Higher natural gas prices are expected to add further inflationary pressure and growth headwinds, particularly in Europe and Asia, with risks skewed toward larger impacts if the Strait of Hormuz remains closed, the research firm has reportedly said.

On the data front, retail sales in China for the first two months of the year rose 2.8% from a year earlier, beating widely reported forecast for a 2.5% growth, but a notable slowdown from the 4% growth in the January-February period in 2025.

Industrial output climbed 6.3%, also exceeding widely reported expectations for a 5% jump. Industrial production has been a relative bright spot in the world’s second-largest economy, thanks to resilient external demand, particularly from European and Southeast Asian nations.

On Wall Street, US stocks closed red on Friday, despite showing some recovery and optimism after the opening bell.

The S&P 500 shed 0.61%, putting it 5% below its recent high and closing at 6,632.19. The Nasdaq Composite declined 0.93% to end at 22,105.36. The Dow Jones Industrial Average shed 119.38 points, or 0.26%, and settled at 46,558.47.

Rising oil prices tied to geopolitical tensions have weighed on market sentiment, keeping investors cautious.

Meanwhile, a federal judge on Friday rejected the Justice Department’s attempt to subpoena Federal Reserve Chair Jerome Powell, delivering a significant legal victory for the central bank.

The US District Judge James Boasberg ruled that the subpoenas issued by US Attorney Jeanine Pirro were improper and appeared to be politically motivated.

Mortgage rates climbed to their highest level since September on Friday as bond yields rose amid escalating tensions related to the war in Iran.

According to media reports, the average rate on a 30-year fixed mortgage reached 6.41%. Mortgage rates tend to track movements in the 10-year US Treasury yield, which moved higher again on Friday, contributing to the latest increase in borrowing costs.

Domestic Market:

The key equity benchmarks ended with steep losses on Friday, extending their sharp slide for the third consecutive session.

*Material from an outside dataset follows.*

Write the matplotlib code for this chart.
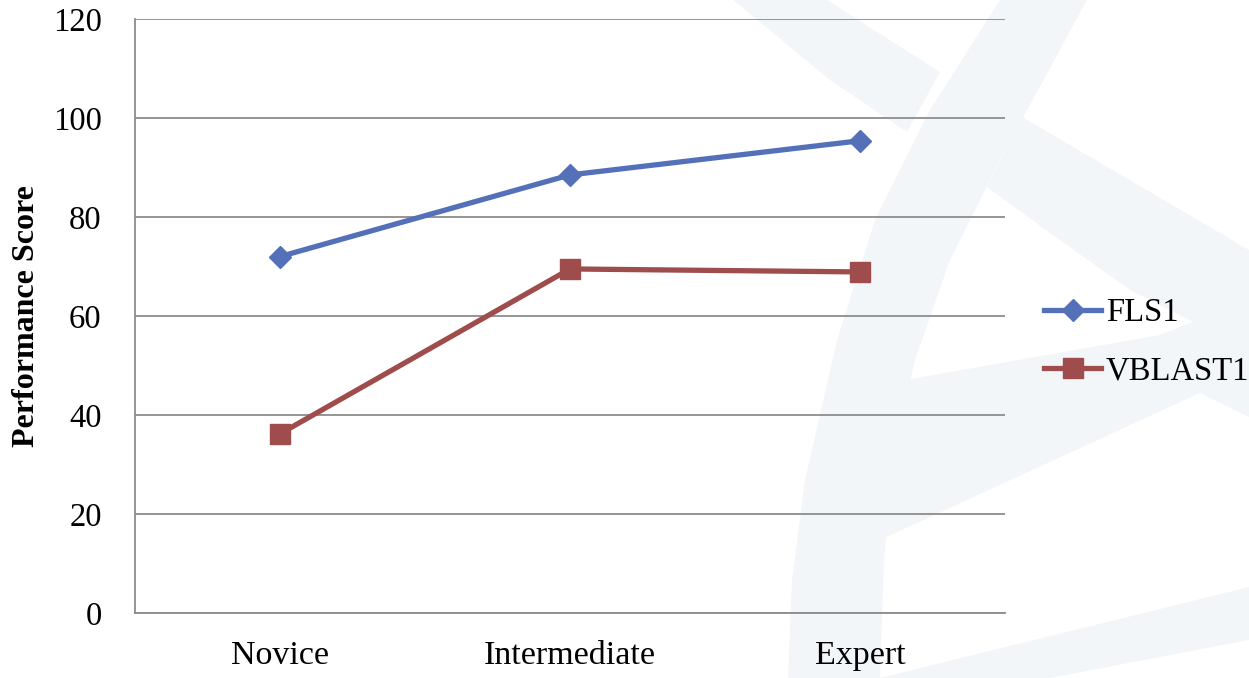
import matplotlib
matplotlib.use("Agg")
import matplotlib.pyplot as plt
from matplotlib.patches import Polygon

levels = ["Novice", "Intermediate", "Expert"]
fls1 = [72, 88.5, 95.4]
vblast1 = [36.2, 69.5, 68.9]
y_ticks = [0, 20, 40, 60, 80, 100, 120]

BLUE = "#5470B8"
RED = "#9E4C4C"
GRID = "#8C8C8C"
WATERMARK = "#F3F6F9"

W, H = 1249, 678

# faint background logo, outlines in pixel coords from top-left
logo_shapes = [
    [(733, 0), (827, 0), (940, 72), (907, 132), (830, 80)],
    [(1000, 0), (930, 110), (875, 220), (837, 340), (805, 480), (792, 580),
     (788, 678), (880, 678), (884, 560), (895, 450), (915, 360), (950, 260),
     (1000, 160), (1087, 0)],
    [(987, 187), (1022, 117), (1249, 250), (1249, 350), (1130, 290), (1043, 228)],
    [(905, 380), (1160, 335), (1249, 300), (1249, 417), (1200, 393), (880, 540)],
    [(880, 678), (1249, 587), (1249, 640), (1050, 678)],
]

plt.rcParams["font.family"] = ["Liberation Serif", "DejaVu Serif"]

fig = plt.figure(figsize=(W / 100, H / 100), dpi=100)
for pts in logo_shapes:
    fig.patches.append(Polygon([(px / W, 1 - py / H) for px, py in pts],
                               closed=True, transform=fig.transFigure,
                               facecolor=WATERMARK, edgecolor="none", zorder=-1))

ax = fig.add_axes([0.1081, 0.0959, 0.6965, 0.8761])
ax.patch.set_alpha(0)

x = [i + 0.5 for i in range(len(levels))]
ax.plot(x, fls1, color=BLUE, lw=3.8, marker="D", ms=11, label="FLS1")
ax.plot(x, vblast1, color=RED, lw=3.8, marker="s", ms=14, label="VBLAST1")

ax.set_xlim(0, len(levels))
ax.set_ylim(0, 120)
ax.set_xticks(x)
ax.set_xticklabels(levels)
ax.set_yticks(y_ticks)
ax.tick_params(length=0, labelsize=23.5)
ax.tick_params(axis="x", labelsize=24.5, pad=20)
ax.tick_params(axis="y", pad=24)
ax.grid(axis="y", color=GRID, lw=1.3)
ax.set_axisbelow(True)
for side in ["top", "right"]:
    ax.spines[side].set_visible(False)
for side in ["left", "bottom"]:
    ax.spines[side].set_color(GRID)
    ax.spines[side].set_linewidth(1.3)

ax.set_ylabel("Performance Score", fontsize=23, fontweight="bold")
ax.yaxis.set_label_coords(-0.108, 0.5)

ax.legend(loc="center left", bbox_to_anchor=(1044 / W, 1 - 342 / H),
          bbox_transform=fig.transFigure, frameon=False, borderpad=0,
          borderaxespad=0, fontsize=23.5, handlelength=1.75,
          handletextpad=0.15, labelspacing=0.85)

fig.savefig("out.png", dpi=100)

Market sentiment remained deeply fragile amid relentless selling by foreign institutional investors (FIIs), a surge in crude oil prices, and intensifying geopolitical tensions as the Middle East conflict entered its 14th day.

Brent crude hovered around the psychologically critical $100-per-barrel mark, amplifying investor anxiety and further eroding market confidence. The Nifty closed below the 23,200 level, dragged down by heavy selling in metal, PSU banking, and auto stocks.

The S&P BSE Sensex slumped 1,470.50 points or 1.93% to 74,563.92. The Nifty 50 index plummeted 488.05 points or 2.06% to 23,151.10. In three consecutive trading sessions, the Sensex dropped 4.65% while the Nifty fell 4.57%.